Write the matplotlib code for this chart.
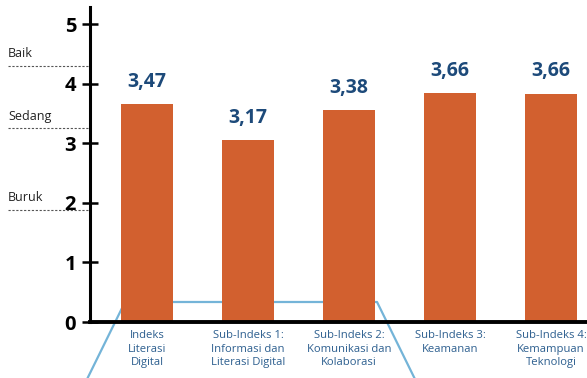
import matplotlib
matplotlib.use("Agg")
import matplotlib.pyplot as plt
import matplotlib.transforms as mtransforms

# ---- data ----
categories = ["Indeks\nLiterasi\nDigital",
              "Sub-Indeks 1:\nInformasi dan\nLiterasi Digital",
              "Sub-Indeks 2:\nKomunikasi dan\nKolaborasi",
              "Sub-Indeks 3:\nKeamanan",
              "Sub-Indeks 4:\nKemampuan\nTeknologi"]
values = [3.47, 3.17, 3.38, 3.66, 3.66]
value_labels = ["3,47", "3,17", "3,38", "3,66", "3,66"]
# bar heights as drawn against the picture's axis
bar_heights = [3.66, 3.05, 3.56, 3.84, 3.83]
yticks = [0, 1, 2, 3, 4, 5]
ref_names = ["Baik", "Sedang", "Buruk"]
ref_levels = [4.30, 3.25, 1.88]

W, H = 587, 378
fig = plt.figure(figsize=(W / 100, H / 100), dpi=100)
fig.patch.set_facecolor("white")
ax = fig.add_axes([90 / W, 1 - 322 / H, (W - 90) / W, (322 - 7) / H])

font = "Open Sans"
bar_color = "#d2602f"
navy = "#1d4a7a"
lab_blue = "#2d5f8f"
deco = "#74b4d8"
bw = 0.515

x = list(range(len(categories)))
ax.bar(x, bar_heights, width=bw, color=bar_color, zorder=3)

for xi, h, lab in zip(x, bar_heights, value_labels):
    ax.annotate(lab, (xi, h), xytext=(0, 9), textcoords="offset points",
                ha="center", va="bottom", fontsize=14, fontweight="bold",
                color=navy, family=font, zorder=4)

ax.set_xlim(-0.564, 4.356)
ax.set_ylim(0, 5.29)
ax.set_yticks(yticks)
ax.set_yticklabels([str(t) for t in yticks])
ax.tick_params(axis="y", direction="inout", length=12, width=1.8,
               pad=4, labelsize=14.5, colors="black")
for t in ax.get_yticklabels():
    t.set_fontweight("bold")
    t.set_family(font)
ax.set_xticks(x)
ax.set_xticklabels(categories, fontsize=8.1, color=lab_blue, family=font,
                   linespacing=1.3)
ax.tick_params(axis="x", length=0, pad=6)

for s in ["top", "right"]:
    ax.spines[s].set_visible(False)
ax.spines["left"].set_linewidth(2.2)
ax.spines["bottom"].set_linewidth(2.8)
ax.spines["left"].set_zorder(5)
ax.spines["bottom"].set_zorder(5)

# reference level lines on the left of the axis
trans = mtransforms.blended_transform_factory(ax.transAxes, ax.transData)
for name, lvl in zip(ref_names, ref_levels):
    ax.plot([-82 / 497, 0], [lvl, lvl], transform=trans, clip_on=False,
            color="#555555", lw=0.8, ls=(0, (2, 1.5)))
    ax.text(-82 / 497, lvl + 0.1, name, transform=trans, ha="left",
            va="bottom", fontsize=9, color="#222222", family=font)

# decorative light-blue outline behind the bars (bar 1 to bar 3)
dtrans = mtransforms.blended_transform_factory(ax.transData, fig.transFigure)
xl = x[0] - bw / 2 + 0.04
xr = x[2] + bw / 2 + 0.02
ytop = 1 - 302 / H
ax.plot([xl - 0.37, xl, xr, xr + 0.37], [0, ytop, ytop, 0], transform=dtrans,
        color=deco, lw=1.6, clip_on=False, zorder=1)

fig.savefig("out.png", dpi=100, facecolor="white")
--
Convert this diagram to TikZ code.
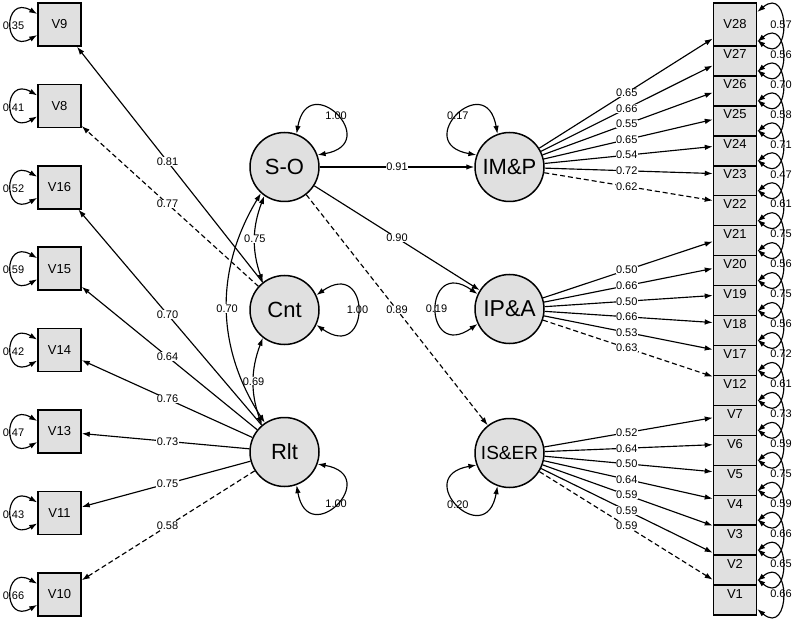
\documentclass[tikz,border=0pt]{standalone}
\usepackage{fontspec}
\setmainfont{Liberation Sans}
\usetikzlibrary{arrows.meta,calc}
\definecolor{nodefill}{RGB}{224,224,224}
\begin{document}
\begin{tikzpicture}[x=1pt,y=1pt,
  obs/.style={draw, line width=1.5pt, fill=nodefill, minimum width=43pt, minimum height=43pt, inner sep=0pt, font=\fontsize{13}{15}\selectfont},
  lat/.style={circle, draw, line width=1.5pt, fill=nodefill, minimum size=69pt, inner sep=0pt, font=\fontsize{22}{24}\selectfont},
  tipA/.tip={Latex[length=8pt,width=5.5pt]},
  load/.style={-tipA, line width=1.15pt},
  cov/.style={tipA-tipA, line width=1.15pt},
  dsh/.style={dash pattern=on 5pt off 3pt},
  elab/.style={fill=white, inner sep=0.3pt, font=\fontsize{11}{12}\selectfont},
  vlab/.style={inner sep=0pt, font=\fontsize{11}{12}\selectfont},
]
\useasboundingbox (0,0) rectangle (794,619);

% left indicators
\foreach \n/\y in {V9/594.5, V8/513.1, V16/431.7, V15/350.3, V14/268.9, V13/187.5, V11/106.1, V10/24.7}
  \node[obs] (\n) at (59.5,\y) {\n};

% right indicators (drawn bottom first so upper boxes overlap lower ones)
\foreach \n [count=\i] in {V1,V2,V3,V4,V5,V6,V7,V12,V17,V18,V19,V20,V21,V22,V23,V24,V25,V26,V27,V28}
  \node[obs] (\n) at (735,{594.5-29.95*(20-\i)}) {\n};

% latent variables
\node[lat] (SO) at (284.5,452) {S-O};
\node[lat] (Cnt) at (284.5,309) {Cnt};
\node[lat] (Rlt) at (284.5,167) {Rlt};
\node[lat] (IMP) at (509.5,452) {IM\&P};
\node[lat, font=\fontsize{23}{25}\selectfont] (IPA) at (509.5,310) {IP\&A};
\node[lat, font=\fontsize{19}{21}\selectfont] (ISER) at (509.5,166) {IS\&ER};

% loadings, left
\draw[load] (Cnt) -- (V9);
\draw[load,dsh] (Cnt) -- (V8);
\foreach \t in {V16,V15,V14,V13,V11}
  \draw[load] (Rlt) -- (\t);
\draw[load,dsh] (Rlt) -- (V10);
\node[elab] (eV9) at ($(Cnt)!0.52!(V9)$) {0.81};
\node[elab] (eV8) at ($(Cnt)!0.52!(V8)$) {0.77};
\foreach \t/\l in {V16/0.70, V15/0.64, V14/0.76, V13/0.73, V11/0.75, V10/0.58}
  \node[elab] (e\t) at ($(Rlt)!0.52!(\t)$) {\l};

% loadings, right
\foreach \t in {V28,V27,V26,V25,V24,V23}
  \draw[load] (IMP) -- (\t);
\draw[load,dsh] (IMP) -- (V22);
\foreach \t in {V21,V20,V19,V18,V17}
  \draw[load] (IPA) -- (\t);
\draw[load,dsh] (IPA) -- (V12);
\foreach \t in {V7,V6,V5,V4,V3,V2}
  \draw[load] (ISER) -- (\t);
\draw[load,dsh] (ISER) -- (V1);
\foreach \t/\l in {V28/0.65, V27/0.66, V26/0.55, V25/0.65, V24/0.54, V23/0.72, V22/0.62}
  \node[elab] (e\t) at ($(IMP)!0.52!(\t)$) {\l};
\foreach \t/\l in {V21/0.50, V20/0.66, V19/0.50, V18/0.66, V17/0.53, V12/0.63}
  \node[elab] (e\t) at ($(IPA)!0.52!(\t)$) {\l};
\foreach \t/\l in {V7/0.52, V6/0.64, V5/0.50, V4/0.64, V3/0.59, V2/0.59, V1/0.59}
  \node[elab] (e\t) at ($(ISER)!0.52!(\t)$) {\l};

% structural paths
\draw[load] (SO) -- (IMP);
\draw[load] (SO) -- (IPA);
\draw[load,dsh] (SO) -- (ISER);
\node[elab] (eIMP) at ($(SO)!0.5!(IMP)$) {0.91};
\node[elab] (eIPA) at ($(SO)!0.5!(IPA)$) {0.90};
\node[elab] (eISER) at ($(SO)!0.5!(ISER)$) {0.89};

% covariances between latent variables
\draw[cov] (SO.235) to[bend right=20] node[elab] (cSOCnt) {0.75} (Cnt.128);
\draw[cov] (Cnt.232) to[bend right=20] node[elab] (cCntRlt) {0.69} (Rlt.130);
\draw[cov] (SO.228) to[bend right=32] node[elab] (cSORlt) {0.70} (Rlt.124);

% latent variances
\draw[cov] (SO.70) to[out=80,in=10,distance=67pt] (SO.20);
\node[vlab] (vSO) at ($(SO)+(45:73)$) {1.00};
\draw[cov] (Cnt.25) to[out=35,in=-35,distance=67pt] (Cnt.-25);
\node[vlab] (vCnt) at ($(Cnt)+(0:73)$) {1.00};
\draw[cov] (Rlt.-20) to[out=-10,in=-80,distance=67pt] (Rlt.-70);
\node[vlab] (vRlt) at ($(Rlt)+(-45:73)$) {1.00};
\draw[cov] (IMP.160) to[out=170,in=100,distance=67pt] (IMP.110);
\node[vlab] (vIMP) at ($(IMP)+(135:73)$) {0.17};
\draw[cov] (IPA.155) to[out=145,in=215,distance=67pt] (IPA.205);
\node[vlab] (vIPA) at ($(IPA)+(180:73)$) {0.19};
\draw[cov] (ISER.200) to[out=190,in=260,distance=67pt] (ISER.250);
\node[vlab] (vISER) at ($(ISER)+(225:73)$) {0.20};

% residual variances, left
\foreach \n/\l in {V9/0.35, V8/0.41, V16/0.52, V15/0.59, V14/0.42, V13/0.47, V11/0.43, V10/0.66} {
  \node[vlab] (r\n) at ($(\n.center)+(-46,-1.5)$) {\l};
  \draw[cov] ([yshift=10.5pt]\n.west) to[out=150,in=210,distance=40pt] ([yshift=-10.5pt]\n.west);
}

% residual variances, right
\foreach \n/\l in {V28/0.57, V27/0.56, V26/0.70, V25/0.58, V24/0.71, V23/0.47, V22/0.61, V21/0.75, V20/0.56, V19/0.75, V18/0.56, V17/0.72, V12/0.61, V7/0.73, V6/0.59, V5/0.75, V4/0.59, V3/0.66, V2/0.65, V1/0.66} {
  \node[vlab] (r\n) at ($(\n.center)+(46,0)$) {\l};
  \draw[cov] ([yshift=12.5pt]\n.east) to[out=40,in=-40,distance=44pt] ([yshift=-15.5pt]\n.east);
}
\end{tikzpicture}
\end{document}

**OBJECTIVE:**
Begin with the line that contains "Write the matplotlib code for this chart." and end with the line that contains "color=navy, family=font, zorder=4)"; write out both and all lines between exactly, but no pictures.

**WRITTEN RESPONSE:**
Write the matplotlib code for this chart.
import matplotlib
matplotlib.use("Agg")
import matplotlib.pyplot as plt
import matplotlib.transforms as mtransforms

# ---- data ----
categories = ["Indeks\nLiterasi\nDigital",
              "Sub-Indeks 1:\nInformasi dan\nLiterasi Digital",
              "Sub-Indeks 2:\nKomunikasi dan\nKolaborasi",
              "Sub-Indeks 3:\nKeamanan",
              "Sub-Indeks 4:\nKemampuan\nTeknologi"]
values = [3.47, 3.17, 3.38, 3.66, 3.66]
value_labels = ["3,47", "3,17", "3,38", "3,66", "3,66"]
# bar heights as drawn against the picture's axis
bar_heights = [3.66, 3.05, 3.56, 3.84, 3.83]
yticks = [0, 1, 2, 3, 4, 5]
ref_names = ["Baik", "Sedang", "Buruk"]
ref_levels = [4.30, 3.25, 1.88]

W, H = 587, 378
fig = plt.figure(figsize=(W / 100, H / 100), dpi=100)
fig.patch.set_facecolor("white")
ax = fig.add_axes([90 / W, 1 - 322 / H, (W - 90) / W, (322 - 7) / H])

font = "Open Sans"
bar_color = "#d2602f"
navy = "#1d4a7a"
lab_blue = "#2d5f8f"
deco = "#74b4d8"
bw = 0.515

x = list(range(len(categories)))
ax.bar(x, bar_heights, width=bw, color=bar_color, zorder=3)

for xi, h, lab in zip(x, bar_heights, value_labels):
    ax.annotate(lab, (xi, h), xytext=(0, 9), textcoords="offset points",
                ha="center", va="bottom", fontsize=14, fontweight="bold",
                color=navy, family=font, zorder=4)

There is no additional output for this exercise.